Identity in African fashion today also means addressing the future. Climate change. Sustainability. Cultural preservation. The younger generation of African designers aren’t just making clothes—they’re rethinking systems. They’re reviving lost techniques, resisting overproduction, and documenting every step like the new griots.
You see it on Beyoncé’s Black Is King. You see it at the Met Gala when stars like Tems appear in sculptural fashion that feels both Afrofuturistic and ancestral. You see it on Burna Boy’s tour outfits—Nigerian but global, tailored but raw. Even international fashion houses have taken note.
Dior staged a show in Marrakech. Chanel leaned into beadwork. Louis Vuitton’s late Virgil Abloh fused Lagos streetwear with Parisian edge. But this isn’t about validation. African fashion has never needed Western approval to be valid. What has changed is the stage, the spotlight, and most importantly, the ownership.
The evolution continues. And identity will remain the compass. African fashion will keep digging into archives, yes—but it will also keep dreaming forward. Our designers are time travelers. They remember, they remix, they reimagine. Fashion isn’t just what Africa wears.

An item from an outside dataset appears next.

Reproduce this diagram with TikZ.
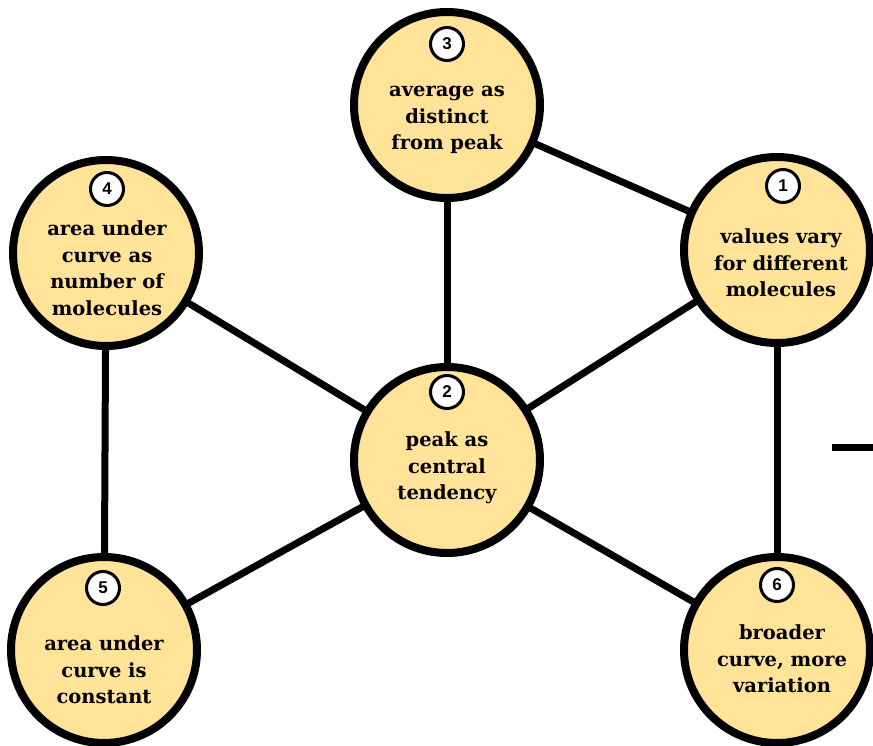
\documentclass[tikz,border=0pt]{standalone}
\usepackage{fontspec}
\usetikzlibrary{backgrounds}
\newfontfamily\badgefont{Liberation Sans}
\newfontfamily\captionfont{DejaVu Serif}
\definecolor{conceptfill}{RGB}{255,227,153}
\tikzset{
  concept/.style={circle, draw=black, line width=8pt, fill=conceptfill, minimum size=186pt, inner sep=0pt},
  badge/.style={circle, draw=black, line width=3pt, fill=white, minimum size=33pt, inner sep=0pt, font=\badgefont\bfseries\fontsize{17}{17}\selectfont},
  caption/.style={align=center, inner sep=0pt, font=\captionfont\bfseries\fontsize{19.5}{26.5}\selectfont},
  link/.style={line width=7pt}
}
\begin{document}
\begin{tikzpicture}[x=1pt, y=-1pt]
\useasboundingbox (0,0) rectangle (873,746);

% concept circles
\node[concept] (c3) at (447,105) {};
\node[concept] (c1) at (777,250) {};
\node[concept] (c4) at (106,253) {};
\node[concept] (c2) at (447,460) {};
\node[concept] (c5) at (104,650) {};
\node[concept] (c6) at (777,650) {};

% links between concepts, behind the circles
\begin{scope}[on background layer]
\draw[link] (c3.center) -- (c2.center);
\draw[link] (c3.center) -- (c1.center);
\draw[link] (c4.center) -- (c2.center);
\draw[link] (c1.center) -- (c2.center);
\draw[link] (c4.center) -- (c5.center);
\draw[link] (c5.center) -- (c2.center);
\draw[link] (c2.center) -- (c6.center);
\draw[link] (c1.center) -- (c6.center);
\end{scope}

% numbered badges
\node[badge] (b3) at (447,44) {3};
\node[badge] (b1) at (783,186) {1};
\node[badge] (b4) at (107,189) {4};
\node[badge] (b2) at (447,392) {2};
\node[badge] (b5) at (103,588) {5};
\node[badge] (b6) at (777,585) {6};

% captions
\node[caption] (t3) at (447,120) {average as\\distinct\\from peak};
\node[caption] (t1) at (781,263) {values vary\\for different\\molecules};
\node[caption] (t4) at (107,268) {area under\\curve as\\number of\\molecules};
\node[caption] (t2) at (447,468) {peak as\\central\\tendency};
\node[caption] (t5) at (104,670) {area under\\curve is\\constant};
\node[caption] (t6) at (782,659) {broader\\curve, more\\variation};

% stray dash at the right edge
\coordinate (dashL) at (832,447);
\coordinate (dashR) at (880,447);
\draw[line width=7pt] (dashL) -- (dashR);

\end{tikzpicture}
\end{document}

It’s how Africa tells the world, This is who I am. I know where I come from. And I’m not afraid of where I’m going. So next time you see a gele worn like a crown, a tunic that flows like a poem, or a pair of sandals carved from recycled tires and woven with cowries—know that you’re not just seeing fashion. You’re seeing identity, in motion. And what a beautiful rhythm it moves to.